Tailored Brands, which employs about 1,300 tailors at its Men’s Wearhouse, Jos. A. Bank and other chains, is updating its apprenticeship program to include more self-guided videos with the goal of moving people through the training faster.
“The pipeline has dwindled,” the company’s chief operating officer, Karla Gray , said.
While counterintuitive, there is an acute need for tailoring even in the current age of casual dressing. Pants and cuffs still need to be hemmed to say nothing of bridal, prom and other special-occasion clothes.
Decades of offshoring affected the American apparel industry, decimating the profession. Now most tailors who are working are starting to approach retirement age, so demand for them outstrips the supply of labor, industry executives say.
Other colliding factors have had an impact, too. As more women took traditional corporate jobs outside the home, schools eliminated home-economics programs, which were a steppingstone to becoming a professional tailor or seamstress. More recently, the explosion in popularity for resale clothing and the growing use of GLP-1 drugs for weight loss have created more need for nipping and tucking what is in peoples’ closets.
“These are all trends that require more tailored clothing,” Nordstrom’s Esquivel said.
U.S. tailors numbered about 18,500 in 2024, a nearly 30% drop from a decade ago, according to the Bureau of Labor Statistics. In 1997, there were almost twice as many. Federal data show the typical annual wage for a dressmaker is about $43,000 a year, but some tailors and seamstresses can make more.
Jenny Robbins, 61 years old, recently joined Nordstrom after completing the Fashion Institute’s program. It is her latest reinvention after starting her career as a math teacher, working as a tutor for Princeton Review and then becoming a pattern maker for designer Anna Sui after taking a few sewing classes.

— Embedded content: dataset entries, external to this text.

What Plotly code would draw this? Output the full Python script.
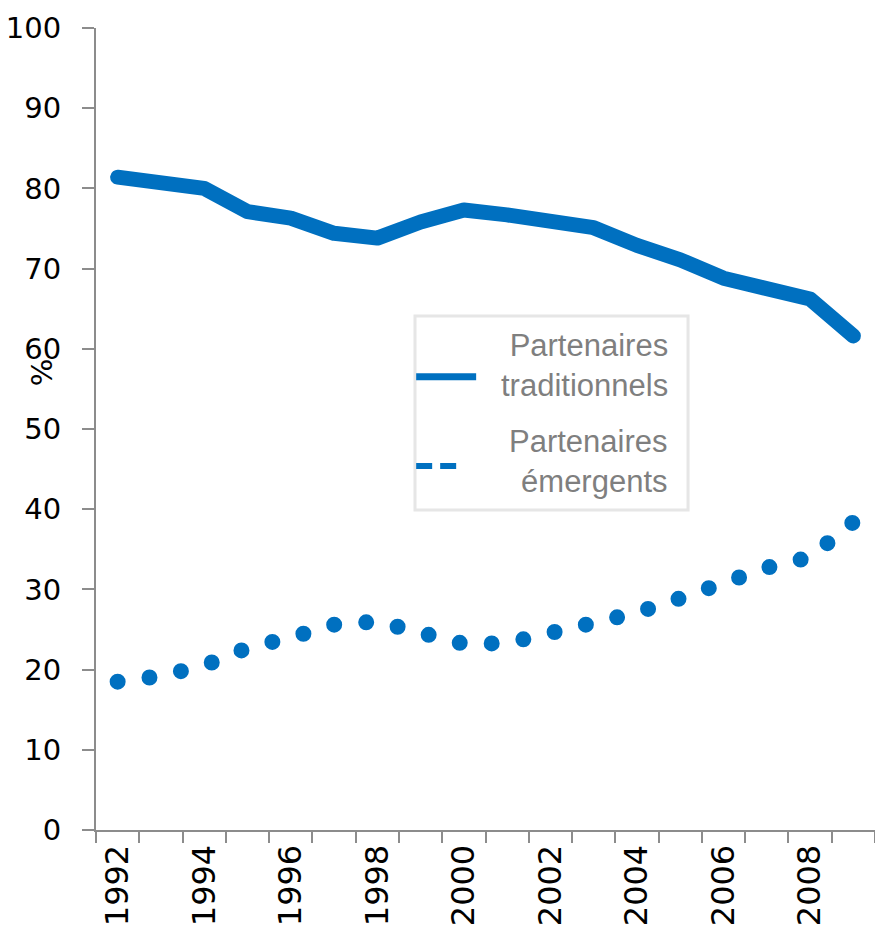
import plotly.graph_objects as go

annees = list(range(1992, 2010))
traditionnels = [81.4, 80.8, 80.0, 77.1, 76.3, 74.4, 73.8, 75.8, 77.3, 76.7,
                 75.8, 75.1, 72.9, 71.1, 68.8, 67.5, 66.2, 61.6]
emergents = [18.5, 19.2, 20.5, 22.7, 24.0, 25.6, 26.0, 24.4, 23.2, 23.3,
             24.5, 25.4, 27.1, 28.9, 31.0, 32.7, 34.0, 38.4]
ticks_annees = [1992, 1994, 1996, 1998, 2000, 2002, 2004, 2006, 2008]

BLEU = "#0070C0"
GRIS_AXE = "#8c8c8c"
GRIS_TEXTE = "#7f7f7f"
POLICE = "Liberation Sans, Arial, sans-serif"
POLICE_TICKS = "DejaVu Sans, sans-serif"

fig = go.Figure()
fig.add_trace(go.Scatter(
    x=annees, y=traditionnels, mode="lines", name="Partenaires traditionnels",
    line=dict(color=BLEU, width=15), showlegend=False,
))
# ligne pointillée : points ronds grâce au linecap round (voir css plus bas)
fig.add_trace(go.Scatter(
    x=annees, y=emergents, mode="lines", name="Partenaires émergents",
    line=dict(color=BLEU, width=16, dash="0px,32.1px"), showlegend=False,
))

# légende faite à la main (texte aligné à droite)
fig.add_shape(type="rect", xref="paper", yref="paper", x0=0.4095, x1=0.760, y0=0.399, y1=0.641,
              line=dict(color="#e6e6e6", width=3), fillcolor="white", layer="below")
fig.add_shape(type="line", xref="paper", yref="paper", x0=0.411, x1=0.488, y0=0.565, y1=0.565,
              line=dict(color=BLEU, width=7))
fig.add_shape(type="line", xref="paper", yref="paper", x0=0.411, x1=0.465, y0=0.454, y1=0.454,
              line=dict(color=BLEU, width=6, dash="16px,8px"))
fig.add_annotation(xref="paper", yref="paper", x=0.737, y=0.5786, xanchor="right", yanchor="middle",
                   align="right", showarrow=False, text="Partenaires<br>traditionnels",
                   font=dict(family=POLICE, size=31, color=GRIS_TEXTE))
fig.add_annotation(xref="paper", yref="paper", x=0.737, y=0.460, xanchor="right", yanchor="middle",
                   align="right", showarrow=False, text="Partenaires<br>émergents",
                   font=dict(family=POLICE, size=31, color=GRIS_TEXTE))

# titre de l'axe y
fig.add_annotation(xref="paper", yref="paper", x=-0.069, y=0.571, xanchor="center", yanchor="middle",
                   showarrow=False, text="%", textangle=-90,
                   font=dict(family=POLICE_TICKS, size=29, color="black"))

fig.update_layout(
    width=875, height=930,
    margin=dict(l=96, r=0, t=28, b=100),
    plot_bgcolor="white", paper_bgcolor="white",
    showlegend=False,
)
fig.update_xaxes(
    range=[1991.5, 2009.5], tickvals=ticks_annees, ticktext=[str(a) for a in ticks_annees],
    tickangle=-90, ticks="", showgrid=False, zeroline=False,
    showline=True, linecolor=GRIS_AXE, linewidth=2,
    tickfont=dict(family=POLICE_TICKS, size=32, color="black"),
    minor=dict(ticks="outside", tick0=1991.5, dtick=1, ticklen=11, tickcolor=GRIS_AXE, tickwidth=2, showgrid=False),
)
fig.update_yaxes(
    range=[0, 100], dtick=10, ticks="outside", ticklen=12, tickcolor=GRIS_AXE, tickwidth=2,
    ticklabelstandoff=15,
    showgrid=False, zeroline=False, showline=True, linecolor=GRIS_AXE, linewidth=2,
    tickfont=dict(family=POLICE_TICKS, size=29, color="black"),
)

css = ("var s=document.createElement('style');"
       "s.textContent='body{margin:0;}.scatterlayer .js-line{stroke-linecap:round;stroke-linejoin:round;}';"
       "document.head.appendChild(s);")
fig.write_html("out.html", post_script=css, config={"displayModeBar": False})
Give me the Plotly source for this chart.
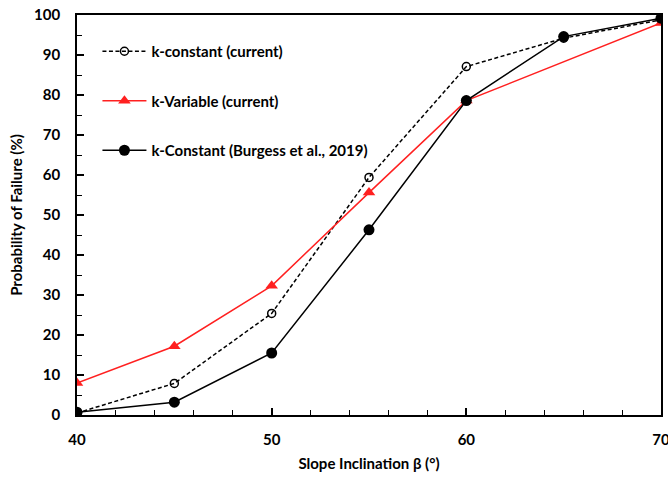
import plotly.graph_objects as go

x_const = [40, 45, 50, 55, 60, 65, 70]
y_const = [0.5, 7.9, 25.4, 59.4, 87.1, 94.2, 98.8]

x_var = [40, 45, 50, 55, 60, 70]
y_var = [8.0, 17.2, 32.3, 55.6, 78.6, 98.0]

x_burg = [40, 45, 50, 55, 60, 65, 70]
y_burg = [0.7, 3.2, 15.5, 46.3, 78.6, 94.6, 99.2]

FONT = "Lato"
RED = "#FF2020"

fig = go.Figure()
fig.add_trace(go.Scatter(
    x=x_const, y=y_const, mode="lines+markers", name="k-constant (current)",
    legendgroup="a",
    line=dict(color="black", width=1.5, dash="4px,2.5px"),
    marker=dict(symbol="circle-open", size=8, color="black", line=dict(width=1.5)),
))
fig.add_trace(go.Scatter(
    x=x_var, y=y_var, mode="lines+markers", name="k-Variable (current)",
    legendgroup="b",
    line=dict(color=RED, width=1.5),
    marker=dict(symbol="triangle-up", size=11, color=RED),
))
fig.add_trace(go.Scatter(
    x=x_burg, y=y_burg, mode="lines+markers", name="k-Constant (Burgess et al., 2019)",
    legendgroup="c",
    line=dict(color="black", width=1.5),
    marker=dict(symbol="circle", size=11, color="black"),
))

axis_common = dict(
    showgrid=False, zeroline=False, showline=True, linecolor="black", linewidth=1.8,
    mirror=True, ticks="inside", ticklen=7, tickwidth=1.5, tickcolor="black",
    tickfont=dict(family=FONT, size=15, color="black", weight="bold"),
    automargin=False, ticklabeloverflow="allow",
)

fig.update_xaxes(
    range=[40, 70], tickvals=[40, 50, 60, 70],
    minor=dict(dtick=2, ticks="inside", ticklen=5, tickwidth=1.3, tickcolor="black"),
    ticklabelstandoff=10,
    title=dict(text="Slope Inclination β (°)", font=dict(family=FONT, size=15, color="black", weight="bold"), standoff=12),
    **axis_common,
)
fig.update_yaxes(
    range=[0, 100], dtick=10,
    minor=dict(dtick=5, ticks="inside", ticklen=5, tickwidth=1.3, tickcolor="black"),
    ticklabelstandoff=12,
    title=dict(text="Probability of Failure (%)", font=dict(family=FONT, size=15, color="black", weight="bold"), standoff=8),
    **axis_common,
)

fig.update_layout(
    width=668, height=478,
    margin=dict(l=77, r=7, t=15, b=63),
    paper_bgcolor="white", plot_bgcolor="white",
    showlegend=True,
    legend=dict(
        x=0.035, y=0.95, xanchor="left", yanchor="top",
        bgcolor="rgba(255,255,255,0)", tracegroupgap=27, itemwidth=44,
        font=dict(family=FONT, size=15, color="black", weight="bold"),
    ),
)

fig.write_html(
    "out.html",
    config={"displayModeBar": False},
    post_script="document.body.style.margin='0';document.body.style.padding='0';",
)
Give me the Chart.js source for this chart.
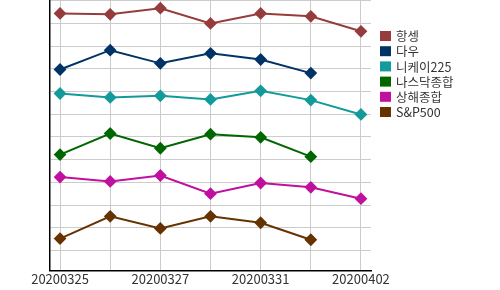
<!DOCTYPE html>
<html>
<head>
<meta charset="utf-8">
<script src="https://cdn.jsdelivr.net/npm/chart.js@4/dist/chart.umd.min.js"></script>
<style>
  html, body { margin: 0; padding: 0; background: #fff; }
  #wrap { width: 500px; height: 290px; }
</style>
</head>
<body>
<div id="wrap"><canvas id="c"></canvas></div>
<script>
// 날짜 (x축 카테고리)
const DATES = ['20200325', '20200326', '20200327', '20200330', '20200331', '20200401', '20200402'];

// 지수 이름 / 색
const NAMES = ['항셍', '다우', '니케이225', '나스닥종합', '상해종합', 'S&P500'];
const COLORS = ['#963c3c', '#003366', '#139a9a', '#006600', '#c0109f', '#663300'];

// 값 (그림에서 읽은 상대값)
const HANGSENG = [104.4, 104.0, 106.7, 100.0, 104.4, 103.1, 96.5];
const DOW      = [79.7, 88.2, 82.4, 86.8, 84.1, 78.1, null];
const NIKKEI   = [69.1, 67.4, 68.1, 66.5, 70.3, 66.2, 59.9];
const NASDAQ   = [42.2, 51.5, 45.0, 51.2, 49.8, 41.3, null];
const SHANGHAI = [32.3, 30.4, 33.0, 25.0, 29.7, 27.8, 22.8];
const SP500    = [5.2, 15.0, 9.7, 15.0, 12.2, 4.7, null];

const SERIES = [HANGSENG, DOW, NIKKEI, NASDAQ, SHANGHAI, SP500];

const FONT = '"Noto Sans CJK KR", "Noto Sans", sans-serif';

// 오른쪽 범례 직접 그리기
const sideLegend = {
  id: 'sideLegend',
  afterDraw(chart) {
    const ctx = chart.ctx;
    ctx.save();
    ctx.font = '12.5px ' + FONT;
    ctx.textBaseline = 'middle';
    NAMES.forEach((n, i) => {
      const y = 36 + i * 15.2;
      ctx.fillStyle = COLORS[i];
      ctx.fillRect(380, y - 5, 11, 10);
      ctx.fillStyle = '#333';
      ctx.fillText(n, 396, y + 0.5);
    });
    ctx.restore();
  }
};

new Chart(document.getElementById('c'), {
  type: 'line',
  data: {
    datasets: SERIES.map((s, i) => ({
      label: NAMES[i],
      data: s.map((v, j) => ({ x: j, y: v })).filter(p => p.y !== null),
      borderColor: COLORS[i],
      backgroundColor: COLORS[i],
      borderWidth: 2,
      pointStyle: 'rectRot',
      pointRadius: 5,
      pointHoverRadius: 5,
      tension: 0
    }))
  },
  options: {
    responsive: true,
    maintainAspectRatio: false,
    animation: false,
    layout: { autoPadding: false, padding: { top: 0, right: 129, bottom: 2, left: 50 } },
    plugins: {
      legend: { display: false },
      tooltip: { enabled: false }
    },
    scales: {
      x: {
        type: 'linear',
        min: -0.2,
        max: 6.2,
        afterBuildTicks: axis => {
          axis.ticks = DATES.map((d, i) => ({ value: i }));
        },
        ticks: {
          autoSkip: false,
          maxRotation: 0,
          color: '#333',
          font: { family: FONT, size: 13 },
          padding: 1,
          callback: (v) => (v % 2 === 0 ? DATES[v] : '')
        },
        grid: { color: '#cccccc', drawTicks: false },
        border: { color: '#000', width: 1.5 }
      },
      y: {
        min: -8.8,
        max: 110.3,
        afterBuildTicks: axis => {
          const t = [];
          for (let v = 0; v <= 110; v += 10) t.push({ value: v });
          axis.ticks = t;
        },
        ticks: { display: false },
        grid: { color: '#cccccc', drawTicks: false },
        border: { color: '#000', width: 1.5 }
      }
    }
  },
  plugins: [sideLegend]
});
</script>
</body>
</html>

Robbins says she learned to operate industrial sewing machines, which stitch much faster than home machines, create blind hems where the stitching is essentially invisible, and can cuff a blazer.
“There is no shortage of work,” she said.
The lack of tailors and sewers has also been a blow to reviving apparel manufacturing in the U.S.
Cindie Husbands opened an apparel manufacturer in Las Vegas in 2013 but closed it in 2021 partly due to a lack of trained sewers, she said.
Husbands then opened an alterations and dress shop in Kokomo, Ind. One day, a customer walked in looking for a prom dress for her daughter. The woman, Melinda Lange , got to chatting with Husbands and shared that the pest-control company where she worked as a scheduler had replaced her with an artificial intelligence system.
Husbands hired Lange and trained her as a seamstress. Now, Lange is preparing to open her own alterations shop.
“There seems to be a real need for it,” says Lange, 49. “I feel like it will be more stable than the jobs I had before.”
In November, Husbands founded the American Tailors and Sewing Association, which aims to create a standardized, scalable training and certification model for the industry.
“Tailoring is one of the oldest skilled trades in the world,” she said. “Yet the pathway has almost vanished in a single generation.”